En d’autres termes, la Tunisie qui est devenue l’une des principales plaques tournantes du terrorisme islamiste et où le terrorisme est au sommet de l'Etat, ne va pas tarder à connaître ce genre de raid ciblé. C’est d’autant plus probable qu’à tout moment, l’internationale islamiste du crime actuellement stationnée en Libye sous le commandement d’Abdelhakim Belhaj, pourrait lancer une offensive en territoire tunisien. Une opération « Khilafa islamiya », que Rached Ghannouchi côté cour approuvera, et que Ghannouchi Rached côté jardin dénoncera !

Karim Zmerli   

[1 ] « David Shayler : J’ai quitté les services secrets britanniques lorsque le MI6 a décidé de financer des associés d’Oussama Ben Laden  », Réseau Voltaire, 18 novembre 2005.
[2 ] Il figure en 37eme position sur la liste de « USA : Off the Record. U.S. Responsibility for Enforced Disappearances in the “War on Terror”  », Amnesty International, 6 juin 2007.

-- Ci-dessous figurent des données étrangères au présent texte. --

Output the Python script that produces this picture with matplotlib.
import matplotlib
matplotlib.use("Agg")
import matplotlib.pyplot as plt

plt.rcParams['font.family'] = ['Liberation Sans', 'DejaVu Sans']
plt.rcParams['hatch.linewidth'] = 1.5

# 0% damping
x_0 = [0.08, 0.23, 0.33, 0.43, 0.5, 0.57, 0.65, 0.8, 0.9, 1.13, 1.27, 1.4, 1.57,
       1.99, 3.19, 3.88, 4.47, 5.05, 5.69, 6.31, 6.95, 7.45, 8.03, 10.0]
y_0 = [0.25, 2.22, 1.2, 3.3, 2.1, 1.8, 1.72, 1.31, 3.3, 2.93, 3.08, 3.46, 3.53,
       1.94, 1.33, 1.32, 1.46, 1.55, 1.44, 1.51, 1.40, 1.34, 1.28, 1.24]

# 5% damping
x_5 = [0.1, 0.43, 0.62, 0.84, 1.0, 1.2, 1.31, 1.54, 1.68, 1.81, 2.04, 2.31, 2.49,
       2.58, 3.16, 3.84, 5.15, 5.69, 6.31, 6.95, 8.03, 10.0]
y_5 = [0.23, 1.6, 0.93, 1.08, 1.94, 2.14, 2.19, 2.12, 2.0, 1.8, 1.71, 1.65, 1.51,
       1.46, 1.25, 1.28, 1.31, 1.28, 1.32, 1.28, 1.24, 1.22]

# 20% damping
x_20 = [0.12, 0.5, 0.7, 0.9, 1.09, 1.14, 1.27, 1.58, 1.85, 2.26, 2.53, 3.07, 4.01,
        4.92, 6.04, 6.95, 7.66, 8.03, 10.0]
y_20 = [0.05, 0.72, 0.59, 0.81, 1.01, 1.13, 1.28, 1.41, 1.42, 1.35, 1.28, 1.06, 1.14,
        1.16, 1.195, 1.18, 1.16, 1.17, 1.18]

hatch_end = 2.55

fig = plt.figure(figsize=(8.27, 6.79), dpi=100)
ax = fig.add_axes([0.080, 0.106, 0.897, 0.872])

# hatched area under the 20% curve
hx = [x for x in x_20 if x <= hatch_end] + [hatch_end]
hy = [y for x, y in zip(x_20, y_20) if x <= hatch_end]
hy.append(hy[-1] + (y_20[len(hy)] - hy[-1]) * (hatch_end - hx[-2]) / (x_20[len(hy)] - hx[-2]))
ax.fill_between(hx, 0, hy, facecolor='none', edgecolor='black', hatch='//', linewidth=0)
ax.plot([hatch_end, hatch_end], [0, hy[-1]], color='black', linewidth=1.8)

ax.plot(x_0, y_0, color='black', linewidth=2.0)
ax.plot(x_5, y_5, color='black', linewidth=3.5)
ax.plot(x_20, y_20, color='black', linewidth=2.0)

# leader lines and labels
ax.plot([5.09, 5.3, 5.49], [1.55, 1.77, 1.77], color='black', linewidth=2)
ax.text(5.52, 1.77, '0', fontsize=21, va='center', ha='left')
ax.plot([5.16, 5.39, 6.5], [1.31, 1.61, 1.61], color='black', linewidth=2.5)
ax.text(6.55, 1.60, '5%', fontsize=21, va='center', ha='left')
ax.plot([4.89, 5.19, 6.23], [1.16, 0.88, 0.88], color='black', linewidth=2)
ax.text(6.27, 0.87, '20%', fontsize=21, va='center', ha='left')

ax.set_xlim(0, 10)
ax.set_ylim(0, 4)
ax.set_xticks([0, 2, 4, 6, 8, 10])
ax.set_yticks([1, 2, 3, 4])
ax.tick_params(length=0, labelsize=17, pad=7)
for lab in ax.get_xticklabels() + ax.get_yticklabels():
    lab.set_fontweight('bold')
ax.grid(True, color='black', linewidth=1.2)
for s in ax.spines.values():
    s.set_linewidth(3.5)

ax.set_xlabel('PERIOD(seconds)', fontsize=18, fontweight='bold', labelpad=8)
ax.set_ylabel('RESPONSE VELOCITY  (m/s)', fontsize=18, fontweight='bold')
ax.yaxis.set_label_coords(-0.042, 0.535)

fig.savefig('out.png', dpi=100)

[3 ] Abdelhakim Belhaj, ex proche collaborateur d’Oussama Ben Laden au sein d’Al-Qaïda, principal agent de l’OTAN lors de la guerre coloniale contre la Libye, de même que contre la Syrie, ami et allié stratégique d’Ennahda en Tunisie, et auteur du double assassinat de Chokri Belaïd et Mohamed Brahmi.   

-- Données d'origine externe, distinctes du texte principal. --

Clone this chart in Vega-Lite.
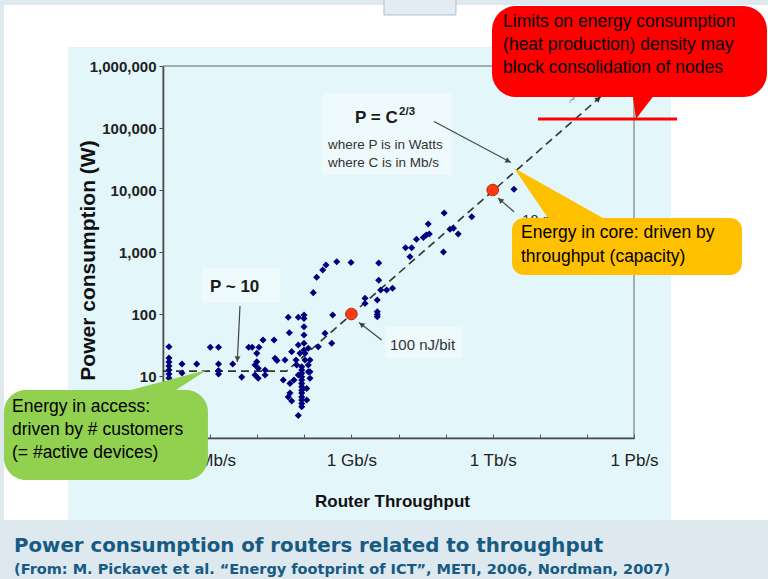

[4 ] “U.S. Said to Hold Qaeda Suspect on Navy Ship ”, par Benjamin Wiser et Eric Schmitt, The New York Times, 6 octobre 2013.
[5 ] “How the U.S. Is Interrogating a Qaeda Suspect ”, par Charlie Savage et Benjamin Weiser, The New York Times, 7 octobre 2013.
[6 ] « Le secret de Guantánamo  », par Thierry Meyssan,Odnako/Réseau Voltaire, 28 octobre 2009.